Business groups paint a dire picture of a U.S. economy without the country's estimated 12 million illegal immigrants. The National Restaurant Association says jobs in food service are growing one and a half times as fast as the U.S. labor force. And the construction industry needs 250,000 new workers per year to replace its aging workforce, according to Associated Builders and Contractors.
Proponents of a plan to legalize undocumented workers say this year offers an important window. President Bush and the Democratic-controlled Congress have called immigration reform a priority, and the coalition considers a Senate bill last year that provided a path to citizenship for undocumented workers a blueprint for the policy. That legislation stalled in November when the House and Senate could not hash out a compromise.

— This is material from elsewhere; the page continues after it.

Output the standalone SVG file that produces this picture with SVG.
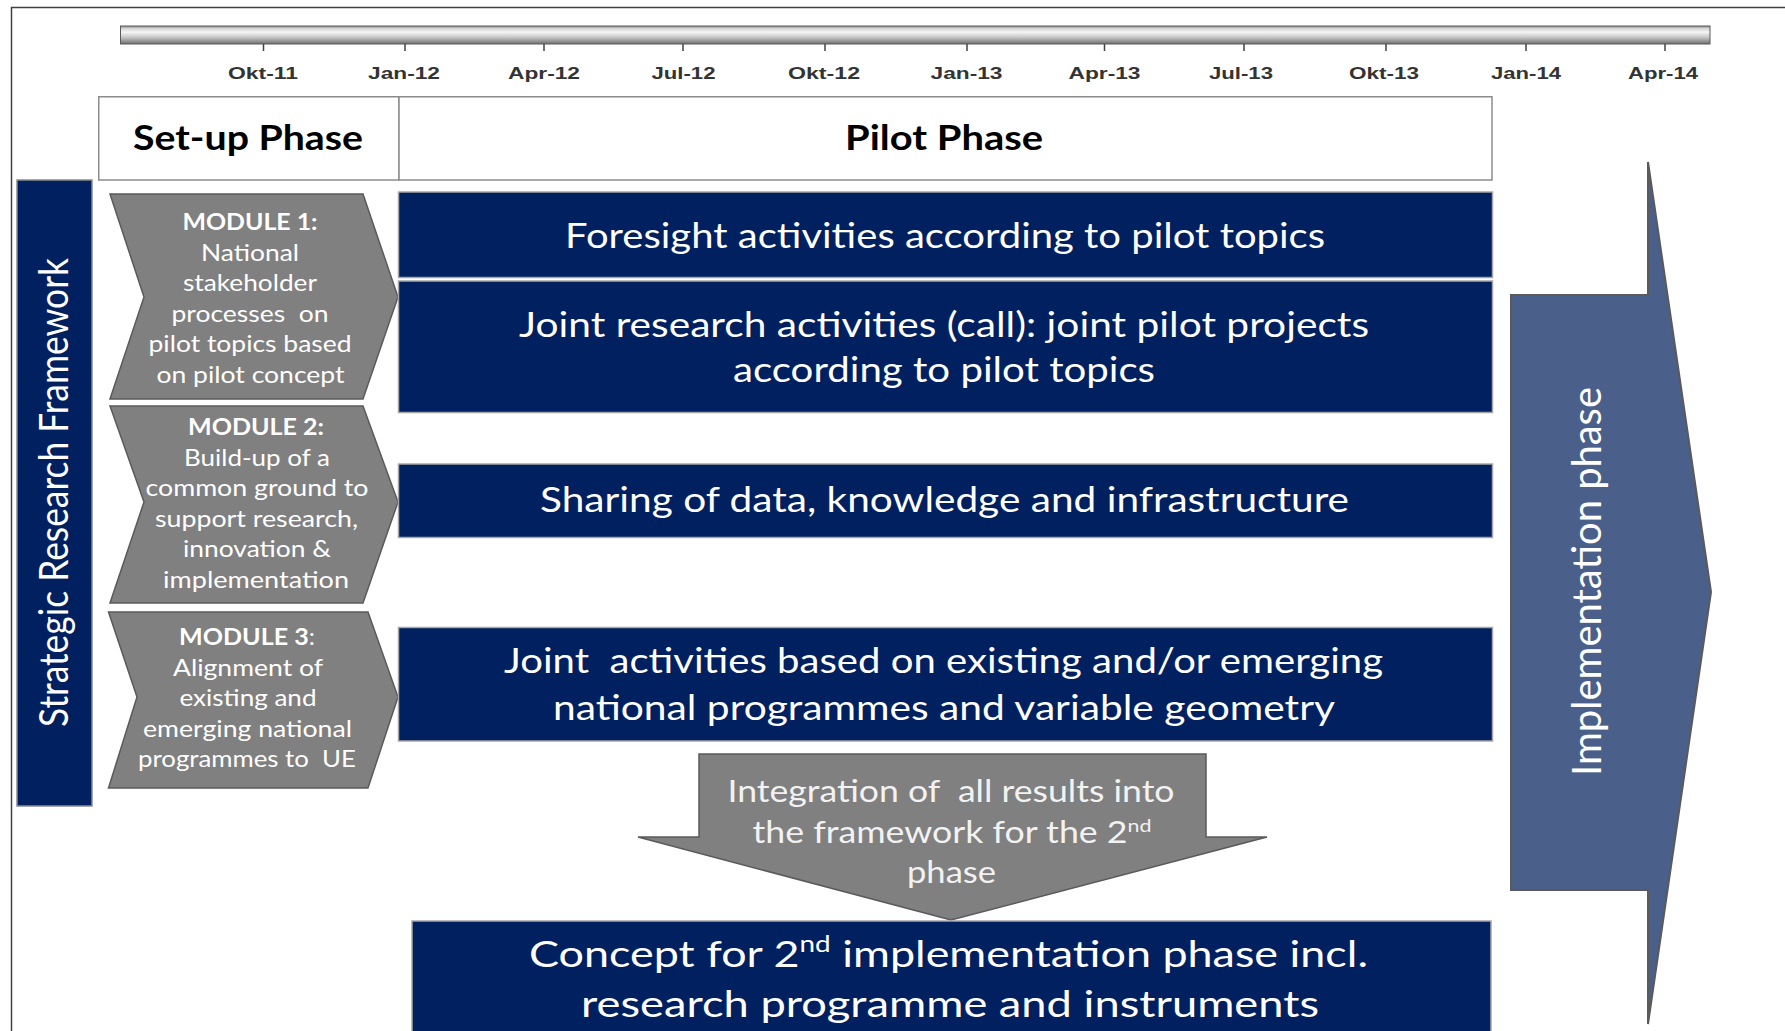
<svg xmlns="http://www.w3.org/2000/svg" width="1785" height="1031" viewBox="0 0 1785 1031">
<defs>
  <linearGradient id="barGrad" x1="0" y1="0" x2="0" y2="1">
    <stop offset="0" stop-color="#8c8c8c"/>
    <stop offset="0.15" stop-color="#d9d9d9"/>
    <stop offset="0.35" stop-color="#f4f4f4"/>
    <stop offset="0.65" stop-color="#c2c2c2"/>
    <stop offset="1" stop-color="#6e6e6e"/>
  </linearGradient>
</defs>
<style>
  .tl { font-family: "Liberation Sans", Arial, sans-serif; font-size: 16px; font-weight: bold; fill: #333333; text-anchor: middle; }
  .tick { stroke: #404040; stroke-width: 1.5; }
  .hdbox { fill: #ffffff; stroke: #8c8c8c; stroke-width: 1.5; }
  .hd { font-family: Lato, "Open Sans", sans-serif; font-weight: bold; font-size: 34px; fill: #000000; text-anchor: middle; }
  .navy { fill: #002060; stroke: #a6a6a6; stroke-width: 1.5; }
  .chev { fill: #808080; stroke: #5a5a5a; stroke-width: 1.5; }
  .mod { font-family: Lato, "Open Sans", sans-serif; font-size: 23px; fill: #ffffff; text-anchor: middle; }
  .modb { font-weight: bold; }
  .bx { font-family: Lato, "Open Sans", sans-serif; font-size: 35px; fill: #ffffff; text-anchor: middle; }
  .cx { font-family: Lato, "Open Sans", sans-serif; font-size: 37px; fill: #ffffff; text-anchor: middle; }
  .ix { font-family: Lato, "Open Sans", sans-serif; font-size: 30px; fill: #f2f2f2; text-anchor: middle; }
  .vt { font-family: Lato, "Open Sans", sans-serif; font-size: 40px; fill: #ffffff; text-anchor: middle; }
</style>

<rect width="1785" height="1031" fill="#ffffff"/>
<path d="M11.5,1031 V7.5 H1785" fill="none" stroke="#404040" stroke-width="1.5"/>

<g id="timeline">
  <rect x="120.5" y="26" width="1589.5" height="18" fill="url(#barGrad)" stroke="#5a5a5a" stroke-width="1"/>
  <line class="tick" x1="263.5" y1="44" x2="263.5" y2="51"/>
  <line class="tick" x1="405" y1="44" x2="405" y2="51"/>
  <line class="tick" x1="544" y1="44" x2="544" y2="51"/>
  <line class="tick" x1="683" y1="44" x2="683" y2="51"/>
  <line class="tick" x1="825" y1="44" x2="825" y2="51"/>
  <line class="tick" x1="967" y1="44" x2="967" y2="51"/>
  <line class="tick" x1="1104.5" y1="44" x2="1104.5" y2="51"/>
  <line class="tick" x1="1244" y1="44" x2="1244" y2="51"/>
  <line class="tick" x1="1386" y1="44" x2="1386" y2="51"/>
  <line class="tick" x1="1526" y1="44" x2="1526" y2="51"/>
  <line class="tick" x1="1665" y1="44" x2="1665" y2="51"/>
  <text class="tl" x="263" y="78.5" textLength="70" lengthAdjust="spacingAndGlyphs">Okt-11</text>
  <text class="tl" x="404" y="78.5" textLength="72" lengthAdjust="spacingAndGlyphs">Jan-12</text>
  <text class="tl" x="544" y="78.5" textLength="72" lengthAdjust="spacingAndGlyphs">Apr-12</text>
  <text class="tl" x="683.5" y="78.5" textLength="64" lengthAdjust="spacingAndGlyphs">Jul-12</text>
  <text class="tl" x="824" y="78.5" textLength="72" lengthAdjust="spacingAndGlyphs">Okt-12</text>
  <text class="tl" x="966.5" y="78.5" textLength="72" lengthAdjust="spacingAndGlyphs">Jan-13</text>
  <text class="tl" x="1104.5" y="78.5" textLength="72" lengthAdjust="spacingAndGlyphs">Apr-13</text>
  <text class="tl" x="1241" y="78.5" textLength="64" lengthAdjust="spacingAndGlyphs">Jul-13</text>
  <text class="tl" x="1384" y="78.5" textLength="70" lengthAdjust="spacingAndGlyphs">Okt-13</text>
  <text class="tl" x="1526" y="78.5" textLength="70" lengthAdjust="spacingAndGlyphs">Jan-14</text>
  <text class="tl" x="1663" y="78.5" textLength="70" lengthAdjust="spacingAndGlyphs">Apr-14</text>
</g>

<g id="setup-phase">
  <rect class="hdbox" x="98.75" y="96.75" width="300.25" height="83.25"/>
  <text class="hd" x="248" y="150" textLength="230" lengthAdjust="spacingAndGlyphs">Set-up Phase</text>
</g>
<g id="pilot-phase">
  <rect class="hdbox" x="399" y="96.75" width="1093" height="83.25"/>
  <text class="hd" x="944" y="150" textLength="198" lengthAdjust="spacingAndGlyphs">Pilot Phase</text>
</g>

<g id="strategic-research-framework">
  <rect x="17" y="180" width="75" height="626" fill="#002060" stroke="#8c8c8c" stroke-width="1.5"/>
  <text class="vt" transform="translate(68,492.5) rotate(-90)" x="0" y="0" textLength="469" lengthAdjust="spacingAndGlyphs">Strategic Research Framework</text>
</g>

<g id="module-1">
  <polygon class="chev" points="110,194 363,194 398,297 363,399 110,399 144,297"/>
  <text class="mod modb" x="250" y="230" textLength="135" lengthAdjust="spacingAndGlyphs">MODULE 1:</text>
  <text class="mod" x="250" y="260.5" textLength="98" lengthAdjust="spacingAndGlyphs">National</text>
  <text class="mod" x="250" y="291" textLength="134" lengthAdjust="spacingAndGlyphs">stakeholder</text>
  <text class="mod" x="250" y="321.5" textLength="157" lengthAdjust="spacingAndGlyphs" xml:space="preserve">processes  on</text>
  <text class="mod" x="250" y="352" textLength="203" lengthAdjust="spacingAndGlyphs">pilot topics based</text>
  <text class="mod" x="250.5" y="382.5" textLength="188" lengthAdjust="spacingAndGlyphs">on pilot concept</text>
</g>

<g id="module-2">
  <polygon class="chev" points="110,406 363,406 398,502 363,603 110,603 144,502"/>
  <text class="mod modb" x="256" y="435" textLength="136" lengthAdjust="spacingAndGlyphs">MODULE 2:</text>
  <text class="mod" x="257" y="465.5" textLength="146" lengthAdjust="spacingAndGlyphs">Build-up of a</text>
  <text class="mod" x="257" y="496" textLength="223" lengthAdjust="spacingAndGlyphs">common ground to</text>
  <text class="mod" x="256.5" y="526.5" textLength="203" lengthAdjust="spacingAndGlyphs">support research,</text>
  <text class="mod" x="257" y="557" textLength="148" lengthAdjust="spacingAndGlyphs">innovation &amp;</text>
  <text class="mod" x="256" y="587.5" textLength="186" lengthAdjust="spacingAndGlyphs">implementation</text>
</g>

<g id="module-3">
  <polygon class="chev" points="108.5,612 368,612 398,697 368,788 108.5,788 137,697"/>
  <text class="mod" x="247" y="645" textLength="136" lengthAdjust="spacingAndGlyphs"><tspan class="modb">MODULE 3</tspan>:</text>
  <text class="mod" x="248" y="675.5" textLength="150" lengthAdjust="spacingAndGlyphs">Alignment of</text>
  <text class="mod" x="248" y="706" textLength="137" lengthAdjust="spacingAndGlyphs">existing and</text>
  <text class="mod" x="247.5" y="736.5" textLength="209" lengthAdjust="spacingAndGlyphs">emerging national</text>
  <text class="mod" x="247" y="767" textLength="218" lengthAdjust="spacingAndGlyphs" xml:space="preserve">programmes to  UE</text>
</g>

<g id="foresight">
  <rect class="navy" x="398.5" y="192" width="1094" height="85.5"/>
  <text class="bx" x="945" y="248" textLength="760" lengthAdjust="spacingAndGlyphs">Foresight activities according to pilot topics</text>
</g>

<g id="joint-research">
  <rect class="navy" x="398.5" y="281" width="1094" height="131.5"/>
  <text class="bx" x="944" y="337" textLength="850" lengthAdjust="spacingAndGlyphs">Joint research activities (call): joint pilot projects</text>
  <text class="bx" x="944" y="382" textLength="422" lengthAdjust="spacingAndGlyphs">according to pilot topics</text>
</g>

<g id="sharing">
  <rect class="navy" x="398.5" y="464" width="1094" height="73.5"/>
  <text class="bx" x="944.5" y="511.5" textLength="809" lengthAdjust="spacingAndGlyphs">Sharing of data, knowledge and infrastructure</text>
</g>

<g id="joint-activities">
  <rect class="navy" x="398.5" y="627.5" width="1094" height="113.5"/>
  <text class="bx" x="943.5" y="672.5" textLength="879" lengthAdjust="spacingAndGlyphs" xml:space="preserve">Joint  activities based on existing and/or emerging</text>
  <text class="bx" x="944" y="720" textLength="782" lengthAdjust="spacingAndGlyphs">national programmes and variable geometry</text>
</g>

<g id="integration">
  <polygon points="699,754 1206,754 1206,837 1267,837 951,920 638,837 699,837" fill="#808080" stroke="#5a5a5a" stroke-width="1.5"/>
  <text class="ix" x="951" y="801.5" textLength="447" lengthAdjust="spacingAndGlyphs" xml:space="preserve">Integration of  all results into</text>
  <text class="ix" x="952" y="842.5" textLength="399" lengthAdjust="spacingAndGlyphs">the framework for the 2<tspan dy="-11" font-size="18">nd</tspan></text>
  <text class="ix" x="951.5" y="883" textLength="89" lengthAdjust="spacingAndGlyphs">phase</text>
</g>

<g id="concept">
  <rect class="navy" x="412" y="921" width="1079" height="130"/>
  <text class="cx" x="948.5" y="966.5" textLength="839" lengthAdjust="spacingAndGlyphs">Concept for 2<tspan dy="-15" font-size="23">nd</tspan><tspan dy="15"> implementation phase incl.</tspan></text>
  <text class="cx" x="950" y="1017" textLength="738" lengthAdjust="spacingAndGlyphs">research programme and instruments</text>
</g>

<g id="implementation-phase">
  <polygon points="1511,295 1648,295 1648,162 1711,592 1648,1024 1648,890 1511,890" fill="#4a5f8a" stroke="#5a5a5a" stroke-width="2"/>
  <text class="vt" transform="translate(1601,581.5) rotate(-90)" x="0" y="0" textLength="389" lengthAdjust="spacingAndGlyphs">Implementation phase</text>
</g>

<g id="connectors"/>
</svg>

The table is now set, said Cecilia Muñoz, vice president of the National Council of La Raza, a Latino civil rights group. "Over the course of the last year the policy ideas have really come into focus."
To hold the marriage of business and labor and right- and left-leaning politics together, the coalition's ideal bill would include both a path to citizenship for illegal immigrants already here and more visas for temporary workers, said Douglas G. Rivlin, spokesman for the National Immigration Forum, which is a member of the alliance.
Posted by Orrin Judd at January 20, 2007 9:20 AM
I'm still amazed that the AFL-CIO, who still blather on about "the working man", isn't learning Spanish. I guess they only care about "the little guy" when he makes $30/hr at GM in a job he inherited from his grandfather.